━━━ INFORMATION SHOWN ━━━
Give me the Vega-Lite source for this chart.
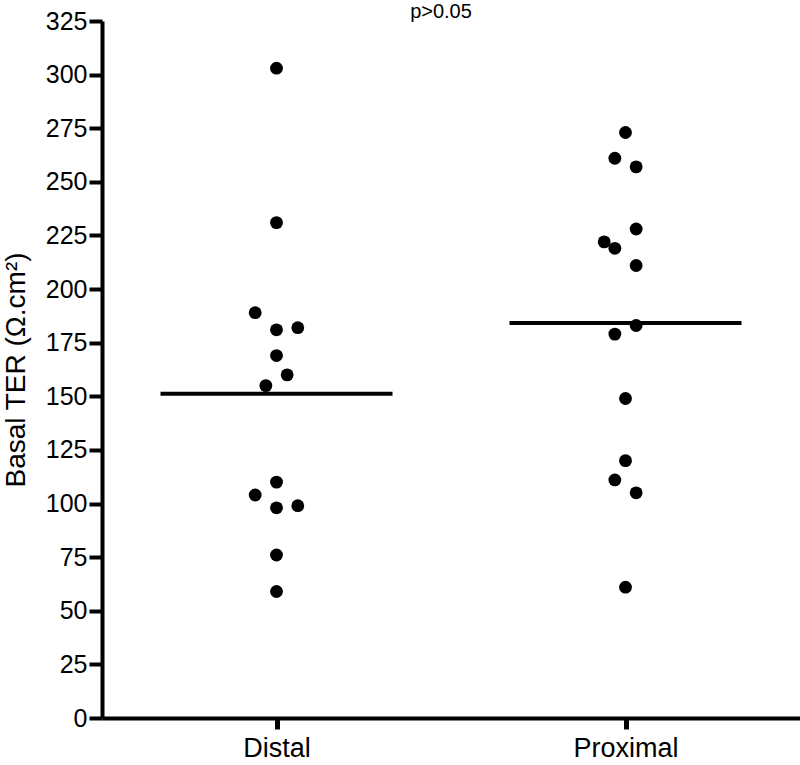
{
  "$schema": "https://vega.github.io/schema/vega-lite/v6.json",
  "autosize": {"type": "none"},
  "padding": {"left": 102, "top": 21, "right": 0, "bottom": 47},
  "width": 698,
  "height": 697,
  "background": "white",
  "title": {
    "text": "p>0.05",
    "fontSize": 20,
    "fontWeight": "normal",
    "font": "Liberation Sans",
    "color": "black",
    "anchor": "middle",
    "frame": "group",
    "baseline": "alphabetic",
    "dx": -10,
    "offset": -29
  },
  "config": {
    "view": {"stroke": null},
    "font": "Liberation Sans",
    "axis": {
      "grid": false,
      "domainColor": "black",
      "domainWidth": 4,
      "tickColor": "black",
      "labelColor": "black",
      "titleColor": "black",
      "labelFont": "Liberation Sans",
      "titleFont": "Liberation Sans"
    }
  },
  "data": {
    "values": [
      {"group": "Distal", "value": 303, "slot": 0},
      {"group": "Distal", "value": 231, "slot": 0},
      {"group": "Distal", "value": 189, "slot": -2},
      {"group": "Distal", "value": 181, "slot": 0},
      {"group": "Distal", "value": 182, "slot": 2},
      {"group": "Distal", "value": 169, "slot": 0},
      {"group": "Distal", "value": 160, "slot": 1},
      {"group": "Distal", "value": 155, "slot": -1},
      {"group": "Distal", "value": 110, "slot": 0},
      {"group": "Distal", "value": 104, "slot": -2},
      {"group": "Distal", "value": 98, "slot": 0},
      {"group": "Distal", "value": 99, "slot": 2},
      {"group": "Distal", "value": 76, "slot": 0},
      {"group": "Distal", "value": 59, "slot": 0},
      {"group": "Proximal", "value": 273, "slot": 0},
      {"group": "Proximal", "value": 261, "slot": -1},
      {"group": "Proximal", "value": 257, "slot": 1},
      {"group": "Proximal", "value": 228, "slot": 1},
      {"group": "Proximal", "value": 222, "slot": -2},
      {"group": "Proximal", "value": 219, "slot": -1},
      {"group": "Proximal", "value": 211, "slot": 1},
      {"group": "Proximal", "value": 183, "slot": 1},
      {"group": "Proximal", "value": 179, "slot": -1},
      {"group": "Proximal", "value": 149, "slot": 0},
      {"group": "Proximal", "value": 120, "slot": 0},
      {"group": "Proximal", "value": 111, "slot": -1},
      {"group": "Proximal", "value": 105, "slot": 1},
      {"group": "Proximal", "value": 61, "slot": 0}
    ]
  },
  "encoding": {
    "x": {
      "field": "group",
      "type": "nominal",
      "scale": {"type": "point", "padding": 0.5},
      "axis": {
        "title": null,
        "labelAngle": 0,
        "labelFontSize": 27,
        "labelPadding": 6,
        "tickSize": 11,
        "tickWidth": 5
      }
    },
    "y": {
      "type": "quantitative",
      "scale": {"domain": [0, 325], "nice": false, "zero": true},
      "axis": {
        "title": "Basal TER  (Ω.cm²)",
        "titleFontSize": 28,
        "titleFontWeight": "normal",
        "titlePadding": 15,
        "values": [0, 25, 50, 75, 100, 125, 150, 175, 200, 225, 250, 275, 300, 325],
        "labelFontSize": 25,
        "labelPadding": 2,
        "tickSize": 13,
        "tickWidth": 4
      }
    }
  },
  "layer": [
    {
      "mark": {"type": "circle", "size": 165, "color": "black", "opacity": 1},
      "encoding": {
        "y": {"field": "value", "type": "quantitative"},
        "xOffset": {
          "field": "slot",
          "type": "quantitative",
          "scale": {"domain": [-2, 2], "range": [-21.3, 21.3]}
        }
      }
    },
    {
      "mark": {"type": "tick", "orient": "horizontal", "size": 232, "thickness": 4, "color": "black", "opacity": 1},
      "encoding": {
        "y": {"field": "value", "aggregate": "mean", "type": "quantitative"}
      }
    }
  ]
}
━━━
- _GIVEN REQUEST_:
Write the listing out a second time exactly, dropping all images.

- _RESULT FOR THIS TASK_:
Give me the Vega-Lite source for this chart.
{
  "$schema": "https://vega.github.io/schema/vega-lite/v6.json",
  "autosize": {"type": "none"},
  "padding": {"left": 102, "top": 21, "right": 0, "bottom": 47},
  "width": 698,
  "height": 697,
  "background": "white",
  "title": {
    "text": "p>0.05",
    "fontSize": 20,
    "fontWeight": "normal",
    "font": "Liberation Sans",
    "color": "black",
    "anchor": "middle",
    "frame": "group",
    "baseline": "alphabetic",
    "dx": -10,
    "offset": -29
  },
  "config": {
    "view": {"stroke": null},
    "font": "Liberation Sans",
    "axis": {
      "grid": false,
      "domainColor": "black",
      "domainWidth": 4,
      "tickColor": "black",
      "labelColor": "black",
      "titleColor": "black",
      "labelFont": "Liberation Sans",
      "titleFont": "Liberation Sans"
    }
  },
  "data": {
    "values": [
      {"group": "Distal", "value": 303, "slot": 0},
      {"group": "Distal", "value": 231, "slot": 0},
      {"group": "Distal", "value": 189, "slot": -2},
      {"group": "Distal", "value": 181, "slot": 0},
      {"group": "Distal", "value": 182, "slot": 2},
      {"group": "Distal", "value": 169, "slot": 0},
      {"group": "Distal", "value": 160, "slot": 1},
      {"group": "Distal", "value": 155, "slot": -1},
      {"group": "Distal", "value": 110, "slot": 0},
      {"group": "Distal", "value": 104, "slot": -2},
      {"group": "Distal", "value": 98, "slot": 0},
      {"group": "Distal", "value": 99, "slot": 2},
      {"group": "Distal", "value": 76, "slot": 0},
      {"group": "Distal", "value": 59, "slot": 0},
      {"group": "Proximal", "value": 273, "slot": 0},
      {"group": "Proximal", "value": 261, "slot": -1},
      {"group": "Proximal", "value": 257, "slot": 1},
      {"group": "Proximal", "value": 228, "slot": 1},
      {"group": "Proximal", "value": 222, "slot": -2},
      {"group": "Proximal", "value": 219, "slot": -1},
      {"group": "Proximal", "value": 211, "slot": 1},
      {"group": "Proximal", "value": 183, "slot": 1},
      {"group": "Proximal", "value": 179, "slot": -1},
      {"group": "Proximal", "value": 149, "slot": 0},
      {"group": "Proximal", "value": 120, "slot": 0},
      {"group": "Proximal", "value": 111, "slot": -1},
      {"group": "Proximal", "value": 105, "slot": 1},
      {"group": "Proximal", "value": 61, "slot": 0}
    ]
  },
  "encoding": {
    "x": {
      "field": "group",
      "type": "nominal",
      "scale": {"type": "point", "padding": 0.5},
      "axis": {
        "title": null,
        "labelAngle": 0,
        "labelFontSize": 27,
        "labelPadding": 6,
        "tickSize": 11,
        "tickWidth": 5
      }
    },
    "y": {
      "type": "quantitative",
      "scale": {"domain": [0, 325], "nice": false, "zero": true},
      "axis": {
        "title": "Basal TER  (Ω.cm²)",
        "titleFontSize": 28,
        "titleFontWeight": "normal",
        "titlePadding": 15,
        "values": [0, 25, 50, 75, 100, 125, 150, 175, 200, 225, 250, 275, 300, 325],
        "labelFontSize": 25,
        "labelPadding": 2,
        "tickSize": 13,
        "tickWidth": 4
      }
    }
  },
  "layer": [
    {
      "mark": {"type": "circle", "size": 165, "color": "black", "opacity": 1},
      "encoding": {
        "y": {"field": "value", "type": "quantitative"},
        "xOffset": {
          "field": "slot",
          "type": "quantitative",
          "scale": {"domain": [-2, 2], "range": [-21.3, 21.3]}
        }
      }
    },
    {
      "mark": {"type": "tick", "orient": "horizontal", "size": 232, "thickness": 4, "color": "black", "opacity": 1},
      "encoding": {
        "y": {"field": "value", "aggregate": "mean", "type": "quantitative"}
      }
    }
  ]
}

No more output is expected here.